Ours is a nation of 328 million people. In 2019, 364 Americans were killed with rifles of all sorts. That’s 364 unimaginable tragedies. I do not for a moment trivialize that. However, there is the issue of scale.
In that same year, we lost 480,000 Americans to cigarettes. Of those 480,000, some 41,000 were innocent non-smokers killed by secondhand smoke, mostly children with breathing disorders. That same year, 1,476 Americans were killed with knives, 600 were beaten to death with fists, and 397 died from attackers wielding clubs and hammers (statista.com). More people were murdered with knives in that single year than were killed in mass shootings between 2009 and 2020. People are just bad.

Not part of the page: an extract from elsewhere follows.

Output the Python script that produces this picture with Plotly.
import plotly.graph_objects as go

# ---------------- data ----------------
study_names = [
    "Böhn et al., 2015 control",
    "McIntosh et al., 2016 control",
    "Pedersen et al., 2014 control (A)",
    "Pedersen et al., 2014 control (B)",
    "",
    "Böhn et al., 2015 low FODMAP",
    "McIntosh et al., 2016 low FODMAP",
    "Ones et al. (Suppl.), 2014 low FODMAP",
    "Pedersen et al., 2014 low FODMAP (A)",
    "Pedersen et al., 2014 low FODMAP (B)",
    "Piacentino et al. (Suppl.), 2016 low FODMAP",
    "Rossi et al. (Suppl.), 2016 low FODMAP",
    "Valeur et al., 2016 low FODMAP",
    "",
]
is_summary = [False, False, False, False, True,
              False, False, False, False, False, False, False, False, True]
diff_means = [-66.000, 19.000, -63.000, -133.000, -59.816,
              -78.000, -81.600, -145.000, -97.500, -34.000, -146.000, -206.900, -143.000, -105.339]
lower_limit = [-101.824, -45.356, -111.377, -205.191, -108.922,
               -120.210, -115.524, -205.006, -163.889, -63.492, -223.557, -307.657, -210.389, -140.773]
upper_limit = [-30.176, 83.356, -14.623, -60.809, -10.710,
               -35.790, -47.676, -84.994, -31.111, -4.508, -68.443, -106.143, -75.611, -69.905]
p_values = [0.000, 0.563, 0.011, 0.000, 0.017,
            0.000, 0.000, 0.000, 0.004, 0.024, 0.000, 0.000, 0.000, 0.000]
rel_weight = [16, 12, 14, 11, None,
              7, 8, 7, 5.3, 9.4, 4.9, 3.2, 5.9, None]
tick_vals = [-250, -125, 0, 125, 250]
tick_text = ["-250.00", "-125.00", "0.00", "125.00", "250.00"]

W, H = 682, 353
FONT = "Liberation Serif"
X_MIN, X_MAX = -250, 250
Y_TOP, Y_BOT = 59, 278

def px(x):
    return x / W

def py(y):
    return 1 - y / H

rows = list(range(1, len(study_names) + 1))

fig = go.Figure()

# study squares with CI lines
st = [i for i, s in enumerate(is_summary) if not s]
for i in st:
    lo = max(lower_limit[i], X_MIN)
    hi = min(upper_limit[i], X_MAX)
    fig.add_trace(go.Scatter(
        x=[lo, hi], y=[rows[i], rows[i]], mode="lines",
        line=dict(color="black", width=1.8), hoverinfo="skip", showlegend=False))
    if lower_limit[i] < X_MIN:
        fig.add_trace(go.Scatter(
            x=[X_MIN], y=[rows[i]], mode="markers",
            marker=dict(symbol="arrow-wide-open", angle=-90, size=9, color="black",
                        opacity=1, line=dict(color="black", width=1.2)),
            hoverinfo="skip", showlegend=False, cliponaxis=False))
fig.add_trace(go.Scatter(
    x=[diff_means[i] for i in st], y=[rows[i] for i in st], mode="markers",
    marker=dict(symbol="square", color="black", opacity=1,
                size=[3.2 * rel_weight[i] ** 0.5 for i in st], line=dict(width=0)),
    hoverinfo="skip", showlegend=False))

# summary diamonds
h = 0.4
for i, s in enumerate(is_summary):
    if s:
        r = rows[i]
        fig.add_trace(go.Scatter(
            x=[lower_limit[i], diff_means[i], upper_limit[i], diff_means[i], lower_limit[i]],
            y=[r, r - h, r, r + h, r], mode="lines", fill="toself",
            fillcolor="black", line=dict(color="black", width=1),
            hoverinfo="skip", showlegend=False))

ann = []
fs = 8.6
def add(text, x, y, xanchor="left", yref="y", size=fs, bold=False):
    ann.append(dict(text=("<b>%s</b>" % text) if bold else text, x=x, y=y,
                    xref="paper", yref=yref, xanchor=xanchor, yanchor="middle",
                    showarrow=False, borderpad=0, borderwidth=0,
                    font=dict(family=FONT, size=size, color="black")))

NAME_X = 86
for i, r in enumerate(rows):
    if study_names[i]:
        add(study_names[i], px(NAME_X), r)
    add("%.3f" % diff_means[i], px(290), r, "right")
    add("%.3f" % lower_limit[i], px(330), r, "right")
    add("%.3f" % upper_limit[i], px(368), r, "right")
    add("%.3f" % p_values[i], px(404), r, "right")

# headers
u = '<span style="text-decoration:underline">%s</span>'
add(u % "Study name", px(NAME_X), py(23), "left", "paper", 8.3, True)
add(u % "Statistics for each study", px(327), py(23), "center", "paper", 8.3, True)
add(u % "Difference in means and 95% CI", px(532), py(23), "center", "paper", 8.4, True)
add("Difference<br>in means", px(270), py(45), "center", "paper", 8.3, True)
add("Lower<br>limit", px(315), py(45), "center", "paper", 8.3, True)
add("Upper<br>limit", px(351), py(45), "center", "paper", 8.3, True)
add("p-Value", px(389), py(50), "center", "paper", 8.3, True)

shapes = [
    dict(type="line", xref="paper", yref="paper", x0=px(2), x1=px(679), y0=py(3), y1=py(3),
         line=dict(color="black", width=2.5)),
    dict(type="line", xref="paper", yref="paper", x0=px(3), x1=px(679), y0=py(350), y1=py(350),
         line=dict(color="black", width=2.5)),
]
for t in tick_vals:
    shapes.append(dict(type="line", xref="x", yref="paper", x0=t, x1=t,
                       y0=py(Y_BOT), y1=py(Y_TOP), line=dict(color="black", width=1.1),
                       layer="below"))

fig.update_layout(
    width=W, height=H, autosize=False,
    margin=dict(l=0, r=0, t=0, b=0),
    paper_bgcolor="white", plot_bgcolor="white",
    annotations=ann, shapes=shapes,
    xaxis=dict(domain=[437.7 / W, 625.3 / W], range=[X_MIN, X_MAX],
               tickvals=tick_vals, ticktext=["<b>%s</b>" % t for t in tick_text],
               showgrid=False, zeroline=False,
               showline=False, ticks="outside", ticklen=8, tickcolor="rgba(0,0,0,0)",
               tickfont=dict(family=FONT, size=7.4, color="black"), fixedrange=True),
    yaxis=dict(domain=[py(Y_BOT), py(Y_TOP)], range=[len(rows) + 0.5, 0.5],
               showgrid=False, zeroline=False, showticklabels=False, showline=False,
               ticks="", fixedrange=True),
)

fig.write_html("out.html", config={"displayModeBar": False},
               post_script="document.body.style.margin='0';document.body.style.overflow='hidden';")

The images are undeniably heartrending. No normal person can gaze upon the pictures of terrified survivors streaming out of a school or shopping center without being viscerally moved. However, isolated images are no basis for sound policy.
As horrible as these diabolical events are in the grand scheme, the cold absolute numbers are still fairly small. By contrast, there is a flip side to the Second Amendment question that is typically completely overlooked in the national discourse. Just how many lives are saved by America’s unique infatuation with these implements of violence?
Gunfacts.info estimates that guns are used to prevent crimes some 2.5 million times per year in America. That’s an average of 6,849 incidents every day. The same researchers assert that guns are used to avert a life-threatening crime 400,000 times per year. These numbers are amply footnoted, but statistics are readily manipulatable. I take all those things with a grain of salt. Today, I’d like to think a little bigger.
Our great republic has served as a beacon of freedom and democracy to an oft-enslaved world for some 245 years now. Ours is the most resilient, long-lived, and productive democracy in human history. We are also a gleaming exception. Time after time after time, governments have their day in the sun but then devolve into blood-soaked despotism. That cycle is a lamentable part of the human condition.
Cambodia suffered unimaginably under Pol Pot (2 million dead). Germany had Hitler and the Nazis (21 million dead). China had Mao (45 million dead). And then there’s Putin (pushing half a million dead total).
The real body counts don’t come from mass shooters. The serious body counts come from governments. And the only thing standing between the United States government and something similarly ghastly, as has been the case with democracies throughout human history, is a well-armed populace.
An armed population is absolutely ungovernable without their consent. Those great wise old guys who drafted the U.S. Constitution knew that to be the case. That’s why the right to own a weapon was enshrined right behind the right to gripe about the government and attend the church of your choice.
I have a dear friend who is alive today because he had a gun on a remote deserted road late at night. The cops were never notified, and the incident never made it into any statistical database. However, I’m sure glad he traveled with a weapon. It’s a scary world.
The American phenomenon is unique in human history. The unhinged rantings of revisionist activists notwithstanding, we have been the greatest force for liberty in the history of the planet. And that could all be gone in a generation. We are not fundamentally different from the Germans, the Cambodians, the Russians, and the Chinese. We simply can’t let short-sighted witless agendas undo two centuries of profound, timeless wisdom.